Home to Cape Town’s gay community, this newly developed few-block-area boasts a variety of upscale cafes, shops, restaurants, and galleries. The generic architecture makes me think of an outdoor shopping mall somewhere in suburban California.

The Green Point Stadium

Still under construction, this huge and impressive stadium is being built in anticipation of the FIFA World Soccer Championships.

The Prestwich Street Memorial and the Rockwell

Although it is not actually located on Prestwich Street, this memorial was built in response to a controversy that erupted on Prestwich Street.

Basically, as I understand it, the story goes like this: the place that is now Prestwich Street used to be a burial ground for the slave population of Cape Town. Other than oral histories, there were no records kept concerning this land and as a result, the identities of those buried here remains contested.

Several years ago, when a large lot on Prestwich Street was being prepped in anticipation of the construction of the Rockwell Building, human remains were unearthed by the excavation crews.

What ensued was a consistently-messy and sometimes-violent controversy concerning whether or not the development should continue and what was to be done with the human remains.

The “Hands off Prestwich” committee was formed by a group of Capetonian activists to lobby on behalf of the people who had been buried at Prestwich Street and their descendants, many of whom are part of the disenfranchised “Colored” population of Cape Town, currently living in townships such as Mitchell’s Plain and Kaylitsha in the Cape Flats.

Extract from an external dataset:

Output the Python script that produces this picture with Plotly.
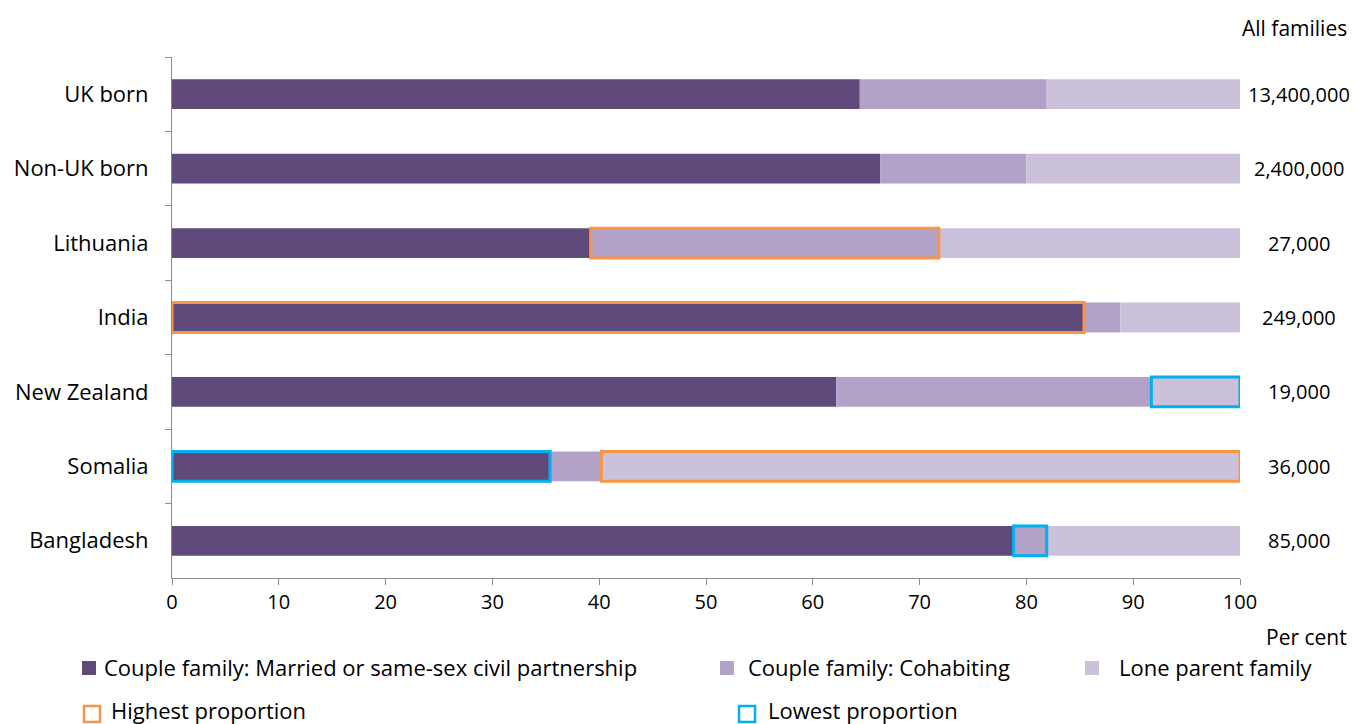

To skip ahead a bit, construction of The Rockwell Building continued, and the unearthed remains were moved to an ossuary at the newly built Prestwich Street Memorial.

The Rockwell Building currently offers luxury condos and long-term rental spaces to the population of Green Point, although there is some sense that the very visible controversy did have a negative impact on the project’s economic success.

Ironically, the story of unearthed human remains told by the Prestwich Street memorial does not specifically reference the Rockwell site, but rather, tells a general and very down-played tale of slave burials, disputed identities, and the ethical implications of developing contested spaces.

Even more ironically, the memorial building is now also home to a café that sports the logo “TRUTH.” There continues to be some debate as to whether the memorial-slash-coffee-house thing works [i.e. it attracts people to the site so a larger audience learns about the story of Prestwich Street] or if it is simply offensive.